$$\lim_{x\to 2} \, \sqrt{x-2}$$
When you take the right hand limit for this expression, you get $0$. However, if you take the left hand side it gives an imaginary number.
However, do you consider the imaginary part when taking the limit (in which case both sides would tend to $0$) or do you consider the limit to be undefined because it cannot be approached from the left in the field of real numbers.
Well, this is tricky. Part of the issue is what does the symbol $\sqrt{\cdot}$ mean? If $a$ is a positive real number, we denote by $\sqrt{a}$ the positive real number whose square is $a$. Usually, if we want a square root of a negative or complex number, we have to be very specific about which square root. For example, we usually say $i$ is the square root of $-1$, but this isn't quite right, since $-i$ is also a square root of $-1$.
In calculus, when dealing with functions of real variables, we don't want to get into this sticky territory, so we say that the domain of the function $f(x) = \sqrt{x}$ is the set of non-negative reals. Therefore, if we want to take a limit as $x$ goes to $0$, we can only consider paths to $0$ that lie within the domain of the function. In this case, that means we can only take a 'right hand' limit.

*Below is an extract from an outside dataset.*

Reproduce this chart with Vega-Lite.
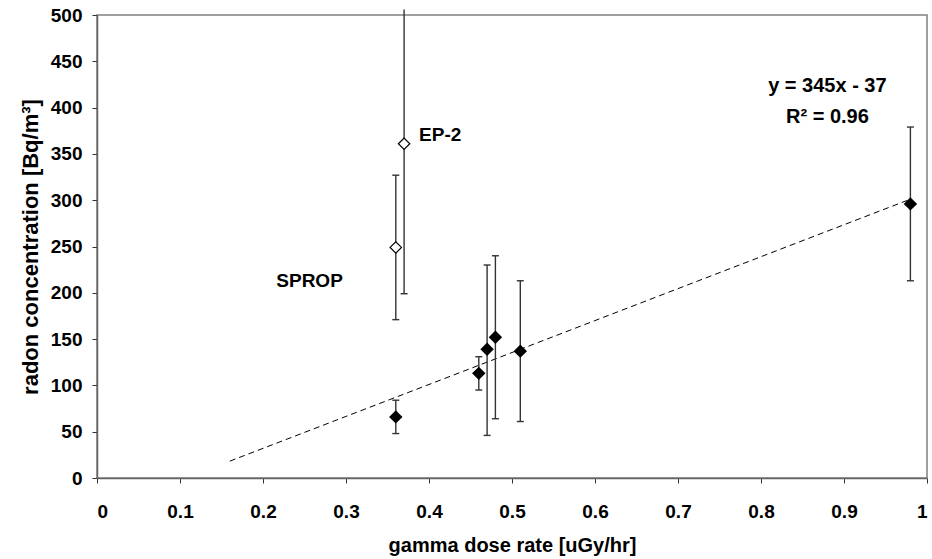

Interestingly, though, we could think of $f$ as a complex valued function, so taking a 'left hand' limit would give \begin{eqnarray*} \lim_{x\to 2^{-}} \sqrt{x-2} &=& \lim_{x\to 2^{-}} \\ &=&\lim_{x\to 2^-} \sqrt{(-1)(2-x)}\\ &=& \lim_{x\to 2^{-}} i\;\sqrt{2-x}\\ &=& i \cdot \lim_{x\to 2^{-}} \sqrt{2-x}\\ &=& 0, \end{eqnarray*} so, in a certain sense, everything checks out.